Not born this way

by SHAMUS KHAN

Ricardo Amunjera, 31 and Marc Themba, 30, the first known gay couple to be married in Namibia, Africa PHOTO / International HIV/Aids Alliance/The Guardian

Other liberation movements have rejected the idea that biology is destiny. So why should gay rights depend on it?

Last month, the US Supreme Court affirmed the rights of same-sex couples to marry. The decision was a major achievement for a liberation movement that began nearly half a century ago. Throughout the struggle for marriage equality, supporters drew parallels with the oppression of African Americans, be that anti-miscegenation laws or legalised segregation. Yet one stark difference between these civil rights movements has escaped notice.

African-American activists aggressively called out arguments about genetic and biological differences as legacies of racist, Nazi science. By contrast, the marriage-equality movement has embraced biological determinism. Gay and lesbian activists have led the way popularising the idea that identity is biologically determined.

The proffered perspective is that sexuality is not a choice, but a way we are born. Getting Americans to believe this was a struggle. In 1977, according to the first Gallup poll on the question, only 13 per cent of Americans believed people were born gay. Even in 1990, only 20 per cent thought of sexuality as biologically innate. Yet since 2011 support has spiked, and today just under half of Americans think that the sexuality of gays and lesbians is determined at birth. Support for gay marriage and support for the idea of being ‘born that way’ closely track one another.

Moving people to understand sexuality as being genetically determined took not just activism, but scholarly research. The first major step came in 1990 when the neurobiologist Simon LeVay, then at the Salk Institute for Biological Studies in California, autopsied 41 individuals: 19 self-identified gay men, 16 straight men, and nine women. LeVay dug deep into the brain.
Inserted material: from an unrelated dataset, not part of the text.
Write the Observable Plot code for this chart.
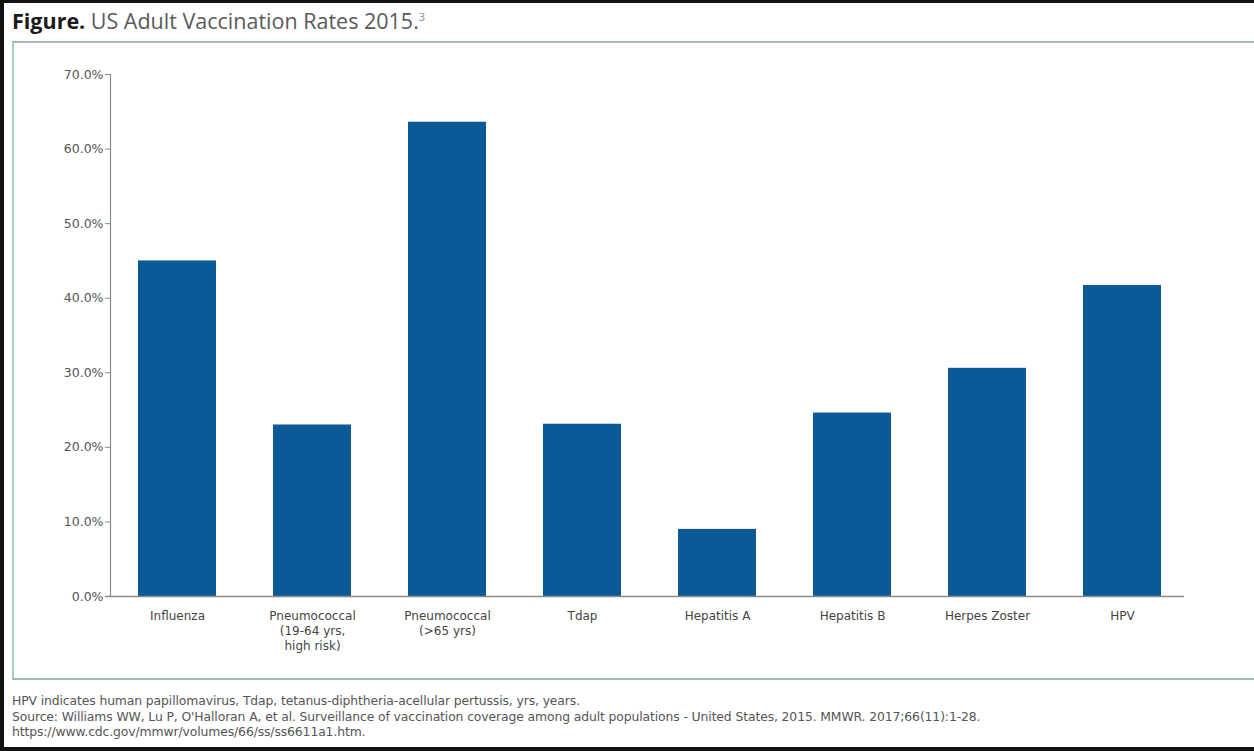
<!DOCTYPE html>
<html>
<head>
<meta charset="utf-8">
<script src="https://cdn.jsdelivr.net/npm/d3@7"></script>
<script src="https://cdn.jsdelivr.net/npm/@observablehq/plot@0.6"></script>
<style>
  html, body { margin: 0; padding: 0; background: #fff; overflow: hidden; }
  #page { position: relative; width: 1254px; height: 751px; box-sizing: border-box; border: 3px solid #111; border-left-width: 4px; border-bottom-width: 4px; border-right-width: 0; background: #fff; overflow: hidden; }
  #title { position: absolute; left: 8px; top: 3px; font-family: "Open Sans", Lato, sans-serif; font-size: 21.5px; color: #5a5a5a; white-space: nowrap; }
  #title b { color: #1a1a1a; font-weight: 700; }
  #title sup { font-size: 11px; color: #888; }
  #topline { position: absolute; left: 8px; right: 0; top: 38px; height: 0; border-top: 2px solid #a9b8b4; }
  #leftline { position: absolute; left: 8px; top: 39px; height: 637px; width: 0; border-left: 2px solid #9fd3c7; }
  #bottomline { position: absolute; left: 8px; right: 0; top: 675px; height: 0; border-top: 2px solid #9fbdb5; }
  #chart { position: absolute; left: 8px; top: 41px; }
  #foot { position: absolute; left: 8px; top: 690px; font-family: "DejaVu Sans", sans-serif; font-size: 12.4px; line-height: 15.5px; color: #555; white-space: nowrap; letter-spacing: -0.12px; }
</style>
</head>
<body>
<div id="page">
  <div id="title"><b>Figure.</b> US Adult Vaccination Rates 2015.<sup>3</sup></div>
  <div id="topline"></div>
  <div id="leftline"></div>
  <div id="chart"></div>
  <div id="bottomline"></div>
  <div id="foot">
    HPV indicates human papillomavirus, Tdap, tetanus-diphtheria-acellular pertussis, yrs, years.<br>
    Source: Williams WW, Lu P, O'Halloran A, et al. Surveillance of vaccination coverage among adult populations - United States, 2015. MMWR. 2017;66(11):1-28.<br>
    https://www.cdc.gov/mmwr/volumes/66/ss/ss6611a1.htm.
  </div>
</div>
<script>
const categories = ["Influenza", "Pneumococcal (19-64 yrs, high risk)", "Pneumococcal (>65 yrs)", "Tdap", "Hepatitis A", "Hepatitis B", "Herpes Zoster", "HPV"];
const tickLabels = ["Influenza", "Pneumococcal\n(19-64 yrs,\nhigh risk)", "Pneumococcal\n(>65 yrs)", "Tdap", "Hepatitis A", "Hepatitis B", "Herpes Zoster", "HPV"];
const rates = [45.0, 23.0, 63.6, 23.1, 9.0, 24.6, 30.6, 41.7];
const yTicks = [0, 10, 20, 30, 40, 50, 60, 70];

const data = categories.map((c, i) => ({category: c, rate: rates[i]}));
const labelOf = new Map(categories.map((c, i) => [c, tickLabels[i]]));

const chart = Plot.plot({
  width: 1200,
  height: 634,
  marginLeft: 98,
  marginRight: 24,
  marginTop: 30,
  marginBottom: 82,
  style: {fontFamily: "'DejaVu Sans', sans-serif", fontSize: "11px", color: "#444", background: "transparent"},
  x: {domain: categories, paddingInner: 0.425, paddingOuter: 0.2, label: null},
  y: {domain: [0, 70], label: null},
  marks: [
    Plot.barY(data, {x: "category", y: "rate", fill: "#0b5a97"}),
    Plot.frame({anchor: "left", stroke: "#8a8a8a", strokeWidth: 1.2}),
    Plot.ruleY([0], {stroke: "#8a8a8a", strokeWidth: 1.5, insetLeft: -5, insetRight: 4}),
    Plot.axisY({ticks: yTicks, tickSize: 5, tickPadding: 2, stroke: "#8a8a8a", fill: "#555", fontSize: 12.5, tickFormat: d => d.toFixed(1) + "%", label: null}),
    Plot.axisX({tickSize: 0, tickPadding: 13, fill: "#444", fontSize: 12, lineHeight: 1.25, tickFormat: d => labelOf.get(d), label: null})
  ]
});
document.getElementById("chart").appendChild(chart);
</script>
</body>
</html>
Earlier research had shown the brain cell group INAH3, the third interstitial nucleus of the hypothalamus, to be associated with sexual attraction among rats. For males, this area is considerably larger than it is for females because male rat foetuses are exposed to higher levels of testosterone than females. If its size explained attraction, LeVay reasoned, then we might expect gay men to have smaller INAH3 than straight men.

The gay men LeVay examined had died of AIDS, as had one-third of the straight men autopsied. The ‘gay plague’ motivated researchers across the world to better understand the character of sexual desire. Some of this research explored the social life of gay communities, and activists were worried about shining a light upon what happened in the dark corners of bath houses. The broader American population overwhelmingly viewed gay sex as unnatural, and sexual licentiousness as perverse. Calling attention to the sexual freedom that characterised gay urban communities would do no good for the sick and dying.

But if gayness was a biologically-determined identity, then blaming the dying would be a lot more difficult. LeVay’s findings helped change the conversation; they were reported in 1991 in Science, the premier scientific journal in the world. Gay men’s INAH3 was closer in size to women’s than it was to straight men’s. It was a major step toward a biological understanding of sexuality.